◆ WRITTEN REQUEST ◆
Reproduce the data below in full and exclude every picture.

◆ GIVEN DATA ◆
================================

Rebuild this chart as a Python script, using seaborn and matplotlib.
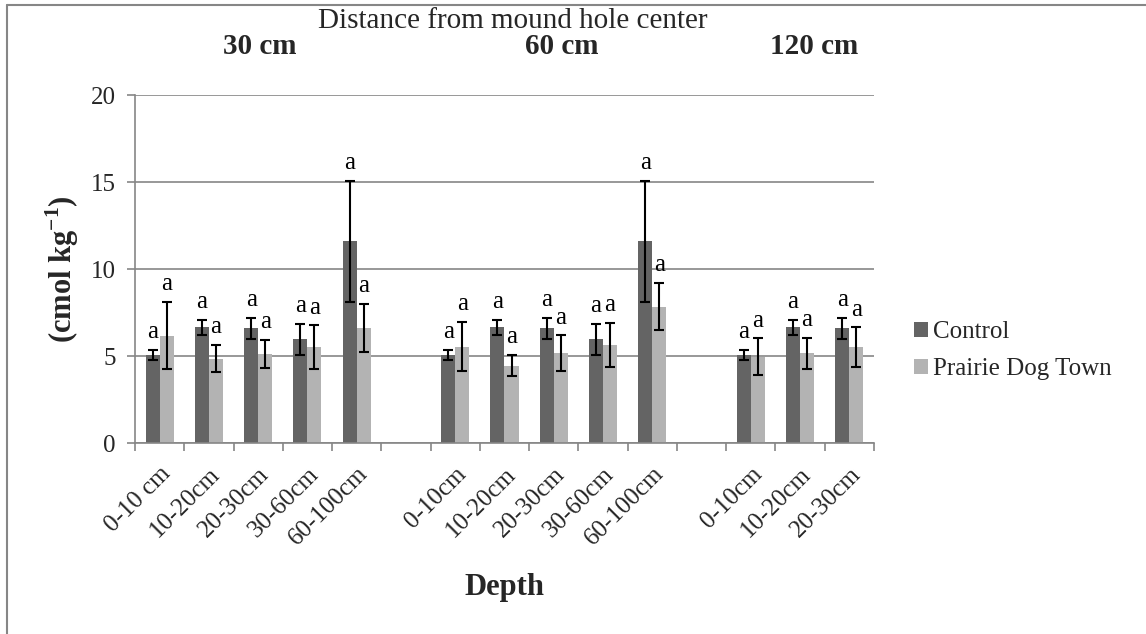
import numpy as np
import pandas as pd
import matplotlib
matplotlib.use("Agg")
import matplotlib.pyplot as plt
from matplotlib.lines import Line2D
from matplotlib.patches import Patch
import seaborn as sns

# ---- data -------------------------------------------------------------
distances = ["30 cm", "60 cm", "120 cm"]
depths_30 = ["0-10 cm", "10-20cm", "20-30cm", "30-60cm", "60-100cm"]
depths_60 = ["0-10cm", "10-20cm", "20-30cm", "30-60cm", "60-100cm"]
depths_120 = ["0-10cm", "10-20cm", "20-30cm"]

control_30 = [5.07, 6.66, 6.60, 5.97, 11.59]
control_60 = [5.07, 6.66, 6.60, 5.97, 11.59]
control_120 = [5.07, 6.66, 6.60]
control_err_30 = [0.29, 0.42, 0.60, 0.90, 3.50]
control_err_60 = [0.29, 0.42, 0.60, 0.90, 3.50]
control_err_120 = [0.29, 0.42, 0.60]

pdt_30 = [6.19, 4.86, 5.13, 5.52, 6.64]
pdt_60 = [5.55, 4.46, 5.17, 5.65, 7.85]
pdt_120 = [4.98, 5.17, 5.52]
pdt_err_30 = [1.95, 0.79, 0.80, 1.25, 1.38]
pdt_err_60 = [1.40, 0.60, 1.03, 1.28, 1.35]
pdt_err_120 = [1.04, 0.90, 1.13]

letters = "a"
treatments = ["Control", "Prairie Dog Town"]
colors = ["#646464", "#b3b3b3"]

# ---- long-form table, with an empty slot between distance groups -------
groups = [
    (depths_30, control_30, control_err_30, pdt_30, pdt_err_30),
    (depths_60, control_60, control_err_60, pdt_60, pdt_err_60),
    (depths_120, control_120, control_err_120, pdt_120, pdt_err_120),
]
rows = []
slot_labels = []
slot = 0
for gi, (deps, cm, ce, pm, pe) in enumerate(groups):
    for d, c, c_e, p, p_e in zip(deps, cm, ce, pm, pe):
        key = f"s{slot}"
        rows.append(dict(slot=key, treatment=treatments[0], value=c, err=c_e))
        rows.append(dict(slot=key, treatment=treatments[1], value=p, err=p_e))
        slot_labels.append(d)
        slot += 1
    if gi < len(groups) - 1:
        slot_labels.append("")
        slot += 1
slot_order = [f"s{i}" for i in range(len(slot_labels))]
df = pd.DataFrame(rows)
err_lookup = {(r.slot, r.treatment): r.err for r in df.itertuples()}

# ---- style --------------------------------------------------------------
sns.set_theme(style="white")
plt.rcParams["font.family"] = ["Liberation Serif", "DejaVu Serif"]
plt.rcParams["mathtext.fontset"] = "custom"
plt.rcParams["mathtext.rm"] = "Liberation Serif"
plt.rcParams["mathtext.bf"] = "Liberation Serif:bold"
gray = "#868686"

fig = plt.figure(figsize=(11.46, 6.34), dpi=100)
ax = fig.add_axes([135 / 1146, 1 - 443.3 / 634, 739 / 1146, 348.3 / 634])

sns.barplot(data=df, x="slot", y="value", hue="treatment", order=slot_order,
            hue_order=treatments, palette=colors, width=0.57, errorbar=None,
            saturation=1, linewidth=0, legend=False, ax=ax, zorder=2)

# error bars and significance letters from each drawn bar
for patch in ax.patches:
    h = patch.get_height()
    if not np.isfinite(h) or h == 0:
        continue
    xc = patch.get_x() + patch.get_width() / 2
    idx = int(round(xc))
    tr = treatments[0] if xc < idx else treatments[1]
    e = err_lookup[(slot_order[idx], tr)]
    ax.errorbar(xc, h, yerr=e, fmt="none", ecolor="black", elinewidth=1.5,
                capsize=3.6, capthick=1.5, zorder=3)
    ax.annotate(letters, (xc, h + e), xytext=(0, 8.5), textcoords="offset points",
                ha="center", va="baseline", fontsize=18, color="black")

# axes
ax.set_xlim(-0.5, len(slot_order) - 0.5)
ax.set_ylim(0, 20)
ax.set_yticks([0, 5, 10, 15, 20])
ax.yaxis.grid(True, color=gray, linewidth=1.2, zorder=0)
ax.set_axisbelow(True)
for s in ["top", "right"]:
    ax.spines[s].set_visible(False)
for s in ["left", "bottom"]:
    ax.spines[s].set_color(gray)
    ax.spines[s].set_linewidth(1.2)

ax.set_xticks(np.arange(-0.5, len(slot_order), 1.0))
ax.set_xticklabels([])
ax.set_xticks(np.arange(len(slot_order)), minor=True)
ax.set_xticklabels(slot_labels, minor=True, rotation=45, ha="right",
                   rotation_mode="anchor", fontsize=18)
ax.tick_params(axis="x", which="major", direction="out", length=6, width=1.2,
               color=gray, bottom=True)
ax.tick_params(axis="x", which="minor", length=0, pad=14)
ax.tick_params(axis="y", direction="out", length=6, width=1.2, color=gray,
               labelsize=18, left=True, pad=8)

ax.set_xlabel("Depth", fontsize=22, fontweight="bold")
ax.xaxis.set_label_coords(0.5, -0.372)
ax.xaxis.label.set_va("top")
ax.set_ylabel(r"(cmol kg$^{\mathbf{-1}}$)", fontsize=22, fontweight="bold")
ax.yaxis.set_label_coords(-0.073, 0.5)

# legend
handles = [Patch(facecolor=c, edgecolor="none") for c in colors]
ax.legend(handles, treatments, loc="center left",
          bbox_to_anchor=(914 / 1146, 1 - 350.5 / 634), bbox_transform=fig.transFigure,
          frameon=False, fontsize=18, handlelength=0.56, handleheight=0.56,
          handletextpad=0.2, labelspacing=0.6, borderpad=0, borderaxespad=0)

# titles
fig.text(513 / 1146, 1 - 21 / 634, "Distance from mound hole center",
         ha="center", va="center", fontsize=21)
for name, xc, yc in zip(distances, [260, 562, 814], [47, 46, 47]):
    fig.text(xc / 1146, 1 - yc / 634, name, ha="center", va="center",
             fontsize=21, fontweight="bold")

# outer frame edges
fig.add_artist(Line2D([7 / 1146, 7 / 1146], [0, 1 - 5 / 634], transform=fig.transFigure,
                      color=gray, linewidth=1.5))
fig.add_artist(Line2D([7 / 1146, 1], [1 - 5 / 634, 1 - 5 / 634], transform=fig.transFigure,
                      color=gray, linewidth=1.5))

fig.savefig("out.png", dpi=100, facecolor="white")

================================

◆ RESPONSE ◆
Rebuild this chart as a Python script, using seaborn and matplotlib.
import numpy as np
import pandas as pd
import matplotlib
matplotlib.use("Agg")
import matplotlib.pyplot as plt
from matplotlib.lines import Line2D
from matplotlib.patches import Patch
import seaborn as sns

# ---- data -------------------------------------------------------------
distances = ["30 cm", "60 cm", "120 cm"]
depths_30 = ["0-10 cm", "10-20cm", "20-30cm", "30-60cm", "60-100cm"]
depths_60 = ["0-10cm", "10-20cm", "20-30cm", "30-60cm", "60-100cm"]
depths_120 = ["0-10cm", "10-20cm", "20-30cm"]

control_30 = [5.07, 6.66, 6.60, 5.97, 11.59]
control_60 = [5.07, 6.66, 6.60, 5.97, 11.59]
control_120 = [5.07, 6.66, 6.60]
control_err_30 = [0.29, 0.42, 0.60, 0.90, 3.50]
control_err_60 = [0.29, 0.42, 0.60, 0.90, 3.50]
control_err_120 = [0.29, 0.42, 0.60]

pdt_30 = [6.19, 4.86, 5.13, 5.52, 6.64]
pdt_60 = [5.55, 4.46, 5.17, 5.65, 7.85]
pdt_120 = [4.98, 5.17, 5.52]
pdt_err_30 = [1.95, 0.79, 0.80, 1.25, 1.38]
pdt_err_60 = [1.40, 0.60, 1.03, 1.28, 1.35]
pdt_err_120 = [1.04, 0.90, 1.13]

letters = "a"
treatments = ["Control", "Prairie Dog Town"]
colors = ["#646464", "#b3b3b3"]

# ---- long-form table, with an empty slot between distance groups -------
groups = [
    (depths_30, control_30, control_err_30, pdt_30, pdt_err_30),
    (depths_60, control_60, control_err_60, pdt_60, pdt_err_60),
    (depths_120, control_120, control_err_120, pdt_120, pdt_err_120),
]
rows = []
slot_labels = []
slot = 0
for gi, (deps, cm, ce, pm, pe) in enumerate(groups):
    for d, c, c_e, p, p_e in zip(deps, cm, ce, pm, pe):
        key = f"s{slot}"
        rows.append(dict(slot=key, treatment=treatments[0], value=c, err=c_e))
        rows.append(dict(slot=key, treatment=treatments[1], value=p, err=p_e))
        slot_labels.append(d)
        slot += 1
    if gi < len(groups) - 1:
        slot_labels.append("")
        slot += 1
slot_order = [f"s{i}" for i in range(len(slot_labels))]
df = pd.DataFrame(rows)
err_lookup = {(r.slot, r.treatment): r.err for r in df.itertuples()}

# ---- style --------------------------------------------------------------
sns.set_theme(style="white")
plt.rcParams["font.family"] = ["Liberation Serif", "DejaVu Serif"]
plt.rcParams["mathtext.fontset"] = "custom"
plt.rcParams["mathtext.rm"] = "Liberation Serif"
plt.rcParams["mathtext.bf"] = "Liberation Serif:bold"
gray = "#868686"

fig = plt.figure(figsize=(11.46, 6.34), dpi=100)
ax = fig.add_axes([135 / 1146, 1 - 443.3 / 634, 739 / 1146, 348.3 / 634])

sns.barplot(data=df, x="slot", y="value", hue="treatment", order=slot_order,
            hue_order=treatments, palette=colors, width=0.57, errorbar=None,
            saturation=1, linewidth=0, legend=False, ax=ax, zorder=2)

# error bars and significance letters from each drawn bar
for patch in ax.patches:
    h = patch.get_height()
    if not np.isfinite(h) or h == 0:
        continue
    xc = patch.get_x() + patch.get_width() / 2
    idx = int(round(xc))
    tr = treatments[0] if xc < idx else treatments[1]
    e = err_lookup[(slot_order[idx], tr)]
    ax.errorbar(xc, h, yerr=e, fmt="none", ecolor="black", elinewidth=1.5,
                capsize=3.6, capthick=1.5, zorder=3)
    ax.annotate(letters, (xc, h + e), xytext=(0, 8.5), textcoords="offset points",
                ha="center", va="baseline", fontsize=18, color="black")

# axes
ax.set_xlim(-0.5, len(slot_order) - 0.5)
ax.set_ylim(0, 20)
ax.set_yticks([0, 5, 10, 15, 20])
ax.yaxis.grid(True, color=gray, linewidth=1.2, zorder=0)
ax.set_axisbelow(True)
for s in ["top", "right"]:
    ax.spines[s].set_visible(False)
for s in ["left", "bottom"]:
    ax.spines[s].set_color(gray)
    ax.spines[s].set_linewidth(1.2)

ax.set_xticks(np.arange(-0.5, len(slot_order), 1.0))
ax.set_xticklabels([])
ax.set_xticks(np.arange(len(slot_order)), minor=True)
ax.set_xticklabels(slot_labels, minor=True, rotation=45, ha="right",
                   rotation_mode="anchor", fontsize=18)
ax.tick_params(axis="x", which="major", direction="out", length=6, width=1.2,
               color=gray, bottom=True)
ax.tick_params(axis="x", which="minor", length=0, pad=14)
ax.tick_params(axis="y", direction="out", length=6, width=1.2, color=gray,
               labelsize=18, left=True, pad=8)

ax.set_xlabel("Depth", fontsize=22, fontweight="bold")
ax.xaxis.set_label_coords(0.5, -0.372)
ax.xaxis.label.set_va("top")
ax.set_ylabel(r"(cmol kg$^{\mathbf{-1}}$)", fontsize=22, fontweight="bold")
ax.yaxis.set_label_coords(-0.073, 0.5)

# legend
handles = [Patch(facecolor=c, edgecolor="none") for c in colors]
ax.legend(handles, treatments, loc="center left",
          bbox_to_anchor=(914 / 1146, 1 - 350.5 / 634), bbox_transform=fig.transFigure,
          frameon=False, fontsize=18, handlelength=0.56, handleheight=0.56,
          handletextpad=0.2, labelspacing=0.6, borderpad=0, borderaxespad=0)

# titles
fig.text(513 / 1146, 1 - 21 / 634, "Distance from mound hole center",
         ha="center", va="center", fontsize=21)
for name, xc, yc in zip(distances, [260, 562, 814], [47, 46, 47]):
    fig.text(xc / 1146, 1 - yc / 634, name, ha="center", va="center",
             fontsize=21, fontweight="bold")

# outer frame edges
fig.add_artist(Line2D([7 / 1146, 7 / 1146], [0, 1 - 5 / 634], transform=fig.transFigure,
                      color=gray, linewidth=1.5))
fig.add_artist(Line2D([7 / 1146, 1], [1 - 5 / 634, 1 - 5 / 634], transform=fig.transFigure,
                      color=gray, linewidth=1.5))

fig.savefig("out.png", dpi=100, facecolor="white")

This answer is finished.